_Written instruction_. Beneath this line are entries. Copy the range from the line with "Give me the" to the line with "ax2 = fig.add_axes([575.5", ends included, exactly; leave pictures out.

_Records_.
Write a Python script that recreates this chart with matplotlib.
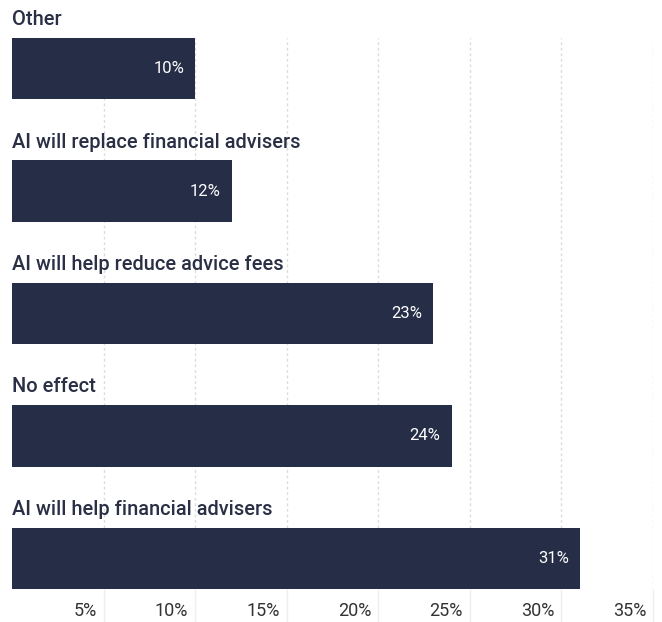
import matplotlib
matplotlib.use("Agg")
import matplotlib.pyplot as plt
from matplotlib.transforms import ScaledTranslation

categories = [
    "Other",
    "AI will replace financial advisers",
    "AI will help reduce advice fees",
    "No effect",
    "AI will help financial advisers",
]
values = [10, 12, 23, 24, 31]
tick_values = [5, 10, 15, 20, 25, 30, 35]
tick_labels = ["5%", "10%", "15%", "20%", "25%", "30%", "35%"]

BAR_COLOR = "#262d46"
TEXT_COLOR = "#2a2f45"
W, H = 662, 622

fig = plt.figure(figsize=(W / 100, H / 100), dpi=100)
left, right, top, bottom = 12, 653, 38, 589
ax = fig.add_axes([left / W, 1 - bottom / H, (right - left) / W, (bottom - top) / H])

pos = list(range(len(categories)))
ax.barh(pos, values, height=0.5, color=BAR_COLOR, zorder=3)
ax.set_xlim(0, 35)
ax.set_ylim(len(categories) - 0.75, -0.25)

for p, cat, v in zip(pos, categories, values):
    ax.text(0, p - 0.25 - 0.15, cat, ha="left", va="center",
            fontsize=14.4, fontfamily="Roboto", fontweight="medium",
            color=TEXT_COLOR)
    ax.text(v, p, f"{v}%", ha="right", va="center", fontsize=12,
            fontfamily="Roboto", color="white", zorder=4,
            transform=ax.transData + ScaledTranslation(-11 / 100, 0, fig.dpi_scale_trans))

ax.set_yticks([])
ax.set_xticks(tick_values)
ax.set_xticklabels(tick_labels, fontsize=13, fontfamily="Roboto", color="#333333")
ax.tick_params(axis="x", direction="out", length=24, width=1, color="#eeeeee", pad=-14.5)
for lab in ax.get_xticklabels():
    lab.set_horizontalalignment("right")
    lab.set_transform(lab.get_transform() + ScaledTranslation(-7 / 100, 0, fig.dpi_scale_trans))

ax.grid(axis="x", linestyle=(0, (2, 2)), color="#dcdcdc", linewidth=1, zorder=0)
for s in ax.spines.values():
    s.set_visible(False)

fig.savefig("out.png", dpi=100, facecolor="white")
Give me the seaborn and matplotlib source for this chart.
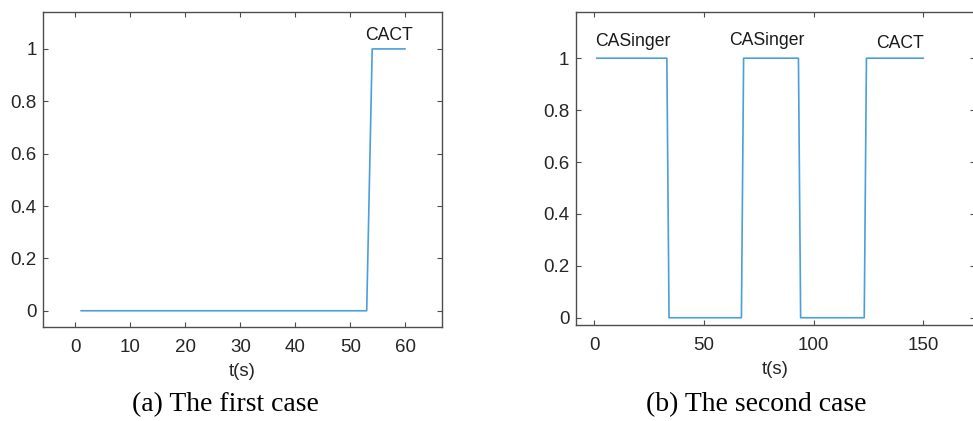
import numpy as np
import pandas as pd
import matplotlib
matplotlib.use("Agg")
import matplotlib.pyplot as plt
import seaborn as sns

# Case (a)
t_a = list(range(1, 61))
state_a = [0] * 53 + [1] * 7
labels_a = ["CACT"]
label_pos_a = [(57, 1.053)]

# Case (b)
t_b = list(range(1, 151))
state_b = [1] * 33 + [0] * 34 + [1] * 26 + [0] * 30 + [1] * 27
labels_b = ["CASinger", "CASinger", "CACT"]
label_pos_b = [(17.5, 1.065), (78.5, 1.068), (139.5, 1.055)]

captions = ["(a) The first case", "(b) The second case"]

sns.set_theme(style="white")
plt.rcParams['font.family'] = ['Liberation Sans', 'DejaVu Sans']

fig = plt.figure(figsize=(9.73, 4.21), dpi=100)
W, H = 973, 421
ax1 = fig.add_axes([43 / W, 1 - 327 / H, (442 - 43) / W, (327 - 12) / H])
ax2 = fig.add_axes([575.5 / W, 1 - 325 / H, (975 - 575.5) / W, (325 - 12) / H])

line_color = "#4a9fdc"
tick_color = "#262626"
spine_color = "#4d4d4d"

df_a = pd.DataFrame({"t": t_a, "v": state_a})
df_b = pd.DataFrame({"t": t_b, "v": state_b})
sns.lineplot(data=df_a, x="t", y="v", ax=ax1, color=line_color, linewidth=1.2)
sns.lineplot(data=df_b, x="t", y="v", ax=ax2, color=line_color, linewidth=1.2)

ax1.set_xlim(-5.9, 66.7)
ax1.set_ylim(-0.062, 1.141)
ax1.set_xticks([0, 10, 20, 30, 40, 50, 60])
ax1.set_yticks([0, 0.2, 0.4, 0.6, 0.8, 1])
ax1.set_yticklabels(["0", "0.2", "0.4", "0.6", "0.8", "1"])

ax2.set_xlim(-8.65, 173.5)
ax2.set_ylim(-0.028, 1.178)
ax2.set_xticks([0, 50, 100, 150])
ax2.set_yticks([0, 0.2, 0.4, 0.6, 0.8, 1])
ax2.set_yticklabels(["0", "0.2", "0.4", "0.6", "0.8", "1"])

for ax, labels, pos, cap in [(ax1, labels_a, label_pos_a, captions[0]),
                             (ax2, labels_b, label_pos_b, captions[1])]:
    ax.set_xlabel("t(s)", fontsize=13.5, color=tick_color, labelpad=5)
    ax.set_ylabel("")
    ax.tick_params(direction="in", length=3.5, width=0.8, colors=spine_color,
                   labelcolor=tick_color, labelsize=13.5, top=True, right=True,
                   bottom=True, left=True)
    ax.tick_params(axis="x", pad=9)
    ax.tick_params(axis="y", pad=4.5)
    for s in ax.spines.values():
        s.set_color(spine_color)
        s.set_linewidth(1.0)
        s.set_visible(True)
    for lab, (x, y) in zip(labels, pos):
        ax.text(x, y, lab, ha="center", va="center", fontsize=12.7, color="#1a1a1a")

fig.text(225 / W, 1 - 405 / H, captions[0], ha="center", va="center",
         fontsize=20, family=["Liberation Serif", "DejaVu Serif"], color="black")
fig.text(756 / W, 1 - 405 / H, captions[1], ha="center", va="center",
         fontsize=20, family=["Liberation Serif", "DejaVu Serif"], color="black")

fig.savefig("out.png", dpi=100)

_Exercise response_.
Give me the seaborn and matplotlib source for this chart.
import numpy as np
import pandas as pd
import matplotlib
matplotlib.use("Agg")
import matplotlib.pyplot as plt
import seaborn as sns

# Case (a)
t_a = list(range(1, 61))
state_a = [0] * 53 + [1] * 7
labels_a = ["CACT"]
label_pos_a = [(57, 1.053)]

# Case (b)
t_b = list(range(1, 151))
state_b = [1] * 33 + [0] * 34 + [1] * 26 + [0] * 30 + [1] * 27
labels_b = ["CASinger", "CASinger", "CACT"]
label_pos_b = [(17.5, 1.065), (78.5, 1.068), (139.5, 1.055)]

captions = ["(a) The first case", "(b) The second case"]

sns.set_theme(style="white")
plt.rcParams['font.family'] = ['Liberation Sans', 'DejaVu Sans']

fig = plt.figure(figsize=(9.73, 4.21), dpi=100)
W, H = 973, 421
ax1 = fig.add_axes([43 / W, 1 - 327 / H, (442 - 43) / W, (327 - 12) / H])
ax2 = fig.add_axes([575.5 / W, 1 - 325 / H, (975 - 575.5) / W, (325 - 12) / H])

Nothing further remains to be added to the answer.